# [RAW RECORDS]
========================

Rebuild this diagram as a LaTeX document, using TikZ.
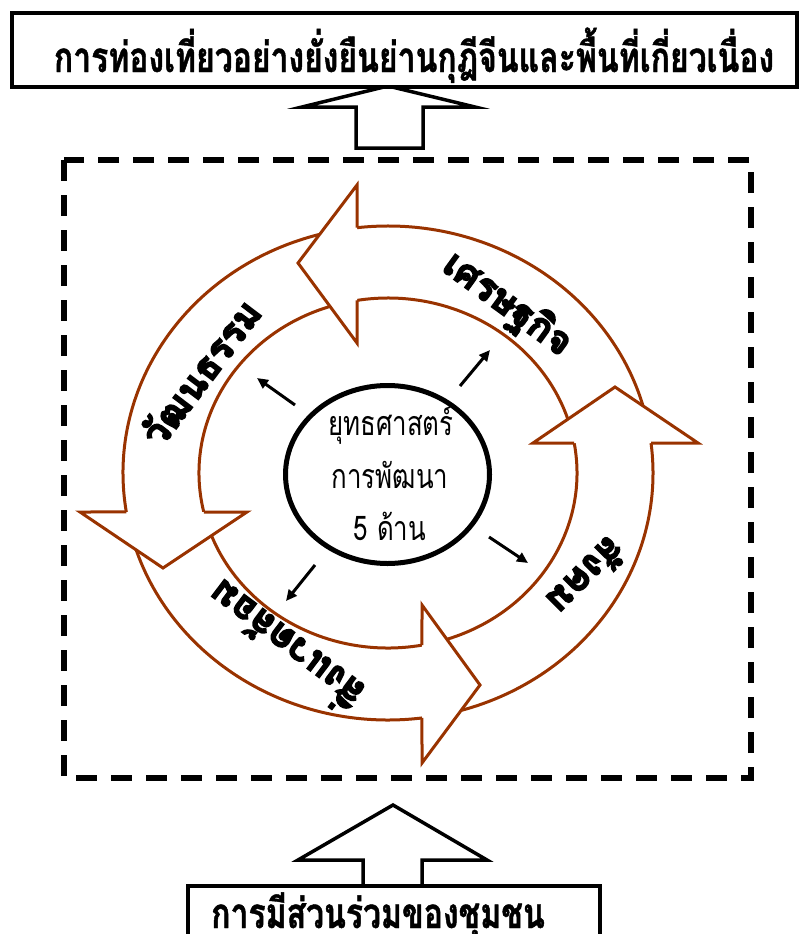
\documentclass[tikz,border=0pt]{standalone}
\usepackage{fontspec}
\newfontfamily\thaifont[Script=Thai, FakeStretch=0.76, BoldFeatures={FakeBold=1}]{Loma}
\newfontfamily\ringfont[Script=Thai, FakeBold=4]{Loma}
\usetikzlibrary{calc,arrows.meta,shapes.geometric}
\definecolor{ringbrown}{RGB}{153,51,0}
\tikzset{
  ring/.style={draw=ringbrown, line width=3pt},
  blockarrow/.style={draw=black, line width=3.5pt, fill=white, line join=miter},
  ptr/.style={line width=3pt, -{Triangle[length=11pt,width=10pt]}},
  ringlabel/.style={font=\ringfont\bfseries\fontsize{38}{42}\selectfont, inner sep=0pt},
  titletext/.style={font=\thaifont\bfseries\fontsize{42}{48}\selectfont, inner sep=0pt, anchor=base},
  centertext/.style={font=\thaifont\fontsize{34}{40}\selectfont, inner sep=0pt, anchor=base},
  boxframe/.style={draw=black, line width=3.5pt, fill=white},
  dashframe/.style={draw=black, line width=6pt, dash pattern=on 21pt off 14pt}
}
\newcommand\ringshaft[3]{%
  \draw[ring] ($(C)+(#1:265pt and 247pt)$) arc[start angle=#1, end angle=#2, x radius=265pt, y radius=247pt];
  \draw[ring] ($(C)+(#1:189pt and 175pt)$) arc[start angle=#1, end angle=#3, x radius=189pt, y radius=175pt];}
\newcommand\ringhead[5]{%
  \fill[white] #3 -- #4 -- #5 -- cycle;
  \draw[ring, line join=miter] ($(C)+(#1:265pt and 247pt)$) -- #3 -- #4 -- #5 -- ($(C)+(#2:189pt and 175pt)$);}
\begin{document}
\begin{tikzpicture}[x=1pt,y=1pt]
\useasboundingbox (0,0) rectangle (803,-934);
\coordinate (C) at (388,-473);
% dashed frame
\draw[dashframe] (64,-160) rectangle (751,-778);
% top block arrow and title box
\draw[blockarrow] (356,-148) -- (356,-107) -- (302,-107) -- (388,-86) -- (475,-107) -- (423,-107) -- (423,-148) -- cycle;
\node[boxframe, minimum width=785pt, minimum height=74pt, inner sep=0pt] (topbox) at (404.5,-50) {};
\node[titletext] (title) at (414,-72) {การท่องเที่ยวอย่างยั่งยืนย่านกุฎีจีนและพื้นที่เกี่ยวเนื่อง};
% bottom block arrow and box
\draw[blockarrow] (363,-886) -- (363,-860) -- (298,-860) -- (393,-805) -- (487,-860) -- (422,-860) -- (422,-886);
\node[boxframe, minimum width=412pt, minimum height=80pt, inner sep=0pt] (botbox) at (394,-926) {};
\node[titletext] (bottom) at (378,-928) {การมีส่วนร่วมของชุมชน};
% ring shafts
\ringshaft{14}{96.72}{99.44}
\ringshaft{103}{189.08}{192.88}
\ringshaft{196}{277.37}{280.36}
\ringshaft{284}{366.97}{369.87}
% ring heads
\ringhead{96.72}{99.44}{(357,-185)}{(298,-263)}{(357,-343)}
\ringhead{189.08}{192.88}{(80,-512)}{(163,-568)}{(247,-512)}
\ringhead{277.37}{280.36}{(422,-763)}{(480,-685)}{(422,-605)}
\ringhead{366.97}{369.87}{(698,-443)}{(615,-387)}{(533,-443)}
% ring labels
\node[ringlabel, rotate=53] (cult) at (200,-372) {วัฒนธรรม};
\node[ringlabel, rotate=-36] (econ) at (507,-305) {เศรษฐกิจ};
\node[ringlabel, rotate=-135] (soc) at (587,-577) {สังคม};
\node[ringlabel, rotate=143] (env) at (283,-648) {สิ่งแวดล้อม};
% centre
\node[draw, ellipse, line width=5pt, minimum width=204pt, minimum height=178pt, inner sep=0pt] (mid) at (387.5,-474.5) {};
\node[centertext] (m1) at (391,-435) {ยุทธศาสตร์};
\node[centertext] (m2) at (390,-488) {การพัฒนา};
\node[centertext] (m3) at (390,-540) {5 ด้าน};
\coordinate (a1s) at (295,-405); \coordinate (a1e) at (257,-378);
\coordinate (a2s) at (460,-386); \coordinate (a2e) at (490,-350);
\coordinate (a3s) at (489,-537); \coordinate (a3e) at (528,-563);
\coordinate (a4s) at (315,-565); \coordinate (a4e) at (286,-601);
\draw[ptr] (a1s) -- (a1e);
\draw[ptr] (a2s) -- (a2e);
\draw[ptr] (a3s) -- (a3e);
\draw[ptr] (a4s) -- (a4e);
\end{tikzpicture}
\end{document}
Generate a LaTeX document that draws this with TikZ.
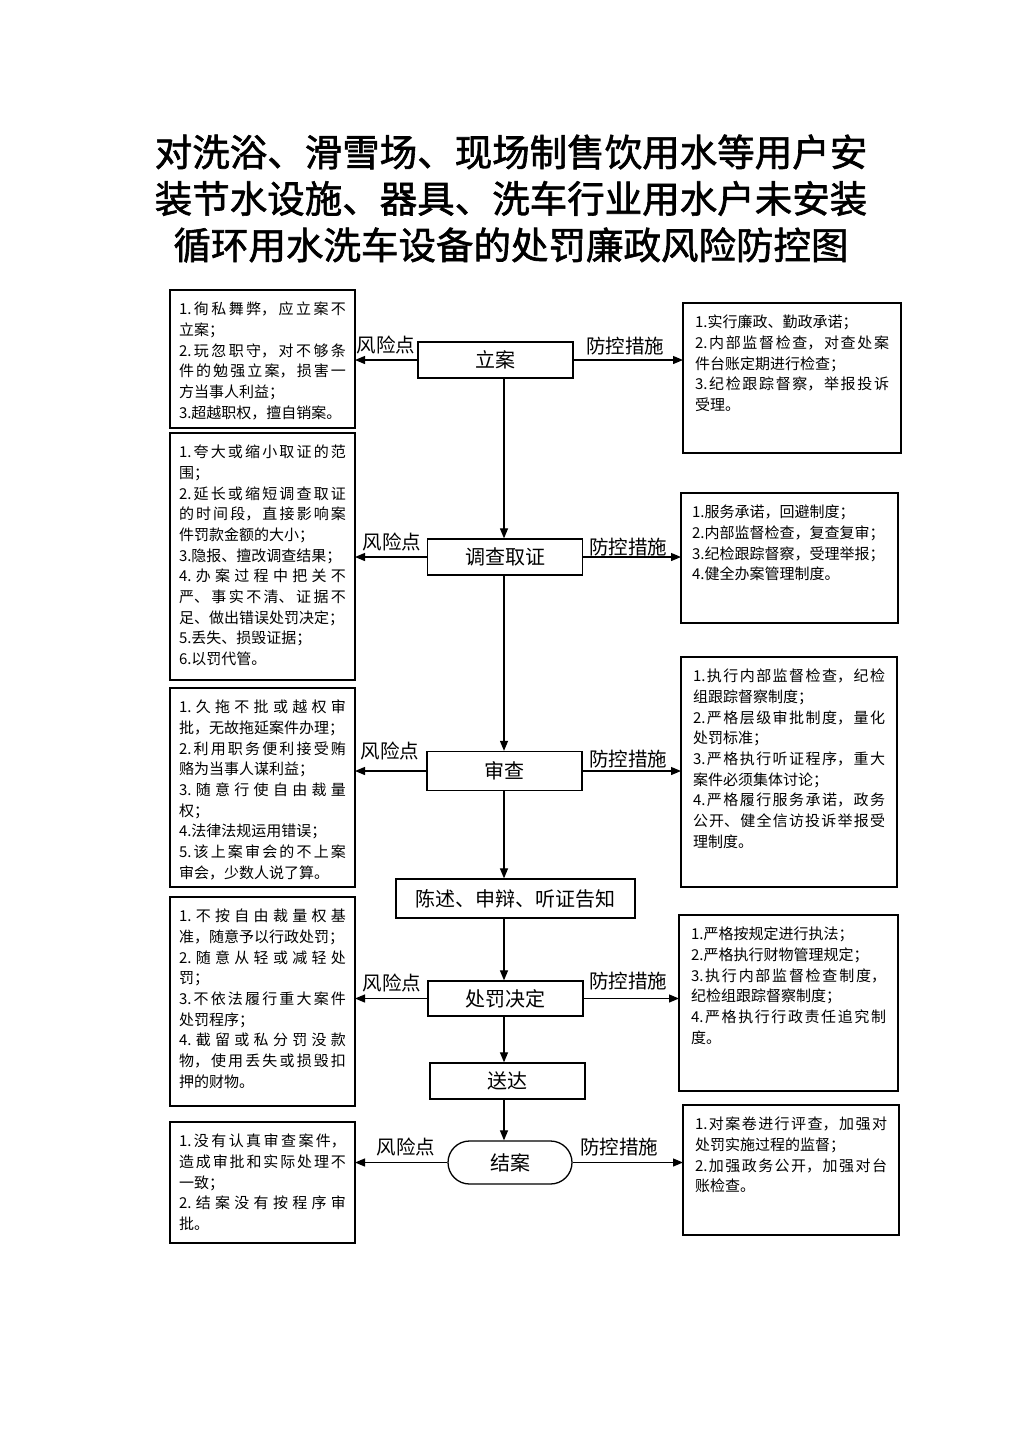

========================

# [EXERCISE INSTRUCTIONS]
Quote the records above exactly, leaving out any pictures.

# [SOLUTION TO THIS TASK]
Rebuild this diagram as a LaTeX document, using TikZ.
\documentclass[tikz,border=0pt]{standalone}
\usepackage{fontspec}
\newfontfamily\thaifont[Script=Thai, FakeStretch=0.76, BoldFeatures={FakeBold=1}]{Loma}
\newfontfamily\ringfont[Script=Thai, FakeBold=4]{Loma}
\usetikzlibrary{calc,arrows.meta,shapes.geometric}
\definecolor{ringbrown}{RGB}{153,51,0}
\tikzset{
  ring/.style={draw=ringbrown, line width=3pt},
  blockarrow/.style={draw=black, line width=3.5pt, fill=white, line join=miter},
  ptr/.style={line width=3pt, -{Triangle[length=11pt,width=10pt]}},
  ringlabel/.style={font=\ringfont\bfseries\fontsize{38}{42}\selectfont, inner sep=0pt},
  titletext/.style={font=\thaifont\bfseries\fontsize{42}{48}\selectfont, inner sep=0pt, anchor=base},
  centertext/.style={font=\thaifont\fontsize{34}{40}\selectfont, inner sep=0pt, anchor=base},
  boxframe/.style={draw=black, line width=3.5pt, fill=white},
  dashframe/.style={draw=black, line width=6pt, dash pattern=on 21pt off 14pt}
}
\newcommand\ringshaft[3]{%
  \draw[ring] ($(C)+(#1:265pt and 247pt)$) arc[start angle=#1, end angle=#2, x radius=265pt, y radius=247pt];
  \draw[ring] ($(C)+(#1:189pt and 175pt)$) arc[start angle=#1, end angle=#3, x radius=189pt, y radius=175pt];}
\newcommand\ringhead[5]{%
  \fill[white] #3 -- #4 -- #5 -- cycle;
  \draw[ring, line join=miter] ($(C)+(#1:265pt and 247pt)$) -- #3 -- #4 -- #5 -- ($(C)+(#2:189pt and 175pt)$);}
\begin{document}
\begin{tikzpicture}[x=1pt,y=1pt]
\useasboundingbox (0,0) rectangle (803,-934);
\coordinate (C) at (388,-473);
% dashed frame
\draw[dashframe] (64,-160) rectangle (751,-778);
% top block arrow and title box
\draw[blockarrow] (356,-148) -- (356,-107) -- (302,-107) -- (388,-86) -- (475,-107) -- (423,-107) -- (423,-148) -- cycle;
\node[boxframe, minimum width=785pt, minimum height=74pt, inner sep=0pt] (topbox) at (404.5,-50) {};
\node[titletext] (title) at (414,-72) {การท่องเที่ยวอย่างยั่งยืนย่านกุฎีจีนและพื้นที่เกี่ยวเนื่อง};
% bottom block arrow and box
\draw[blockarrow] (363,-886) -- (363,-860) -- (298,-860) -- (393,-805) -- (487,-860) -- (422,-860) -- (422,-886);
\node[boxframe, minimum width=412pt, minimum height=80pt, inner sep=0pt] (botbox) at (394,-926) {};
\node[titletext] (bottom) at (378,-928) {การมีส่วนร่วมของชุมชน};
% ring shafts
\ringshaft{14}{96.72}{99.44}
\ringshaft{103}{189.08}{192.88}
\ringshaft{196}{277.37}{280.36}
\ringshaft{284}{366.97}{369.87}
% ring heads
\ringhead{96.72}{99.44}{(357,-185)}{(298,-263)}{(357,-343)}
\ringhead{189.08}{192.88}{(80,-512)}{(163,-568)}{(247,-512)}
\ringhead{277.37}{280.36}{(422,-763)}{(480,-685)}{(422,-605)}
\ringhead{366.97}{369.87}{(698,-443)}{(615,-387)}{(533,-443)}
% ring labels
\node[ringlabel, rotate=53] (cult) at (200,-372) {วัฒนธรรม};
\node[ringlabel, rotate=-36] (econ) at (507,-305) {เศรษฐกิจ};
\node[ringlabel, rotate=-135] (soc) at (587,-577) {สังคม};
\node[ringlabel, rotate=143] (env) at (283,-648) {สิ่งแวดล้อม};
% centre
\node[draw, ellipse, line width=5pt, minimum width=204pt, minimum height=178pt, inner sep=0pt] (mid) at (387.5,-474.5) {};
\node[centertext] (m1) at (391,-435) {ยุทธศาสตร์};
\node[centertext] (m2) at (390,-488) {การพัฒนา};
\node[centertext] (m3) at (390,-540) {5 ด้าน};
\coordinate (a1s) at (295,-405); \coordinate (a1e) at (257,-378);
\coordinate (a2s) at (460,-386); \coordinate (a2e) at (490,-350);
\coordinate (a3s) at (489,-537); \coordinate (a3e) at (528,-563);
\coordinate (a4s) at (315,-565); \coordinate (a4e) at (286,-601);
\draw[ptr] (a1s) -- (a1e);
\draw[ptr] (a2s) -- (a2e);
\draw[ptr] (a3s) -- (a3e);
\draw[ptr] (a4s) -- (a4e);
\end{tikzpicture}
\end{document}
Generate a LaTeX document that draws this with TikZ.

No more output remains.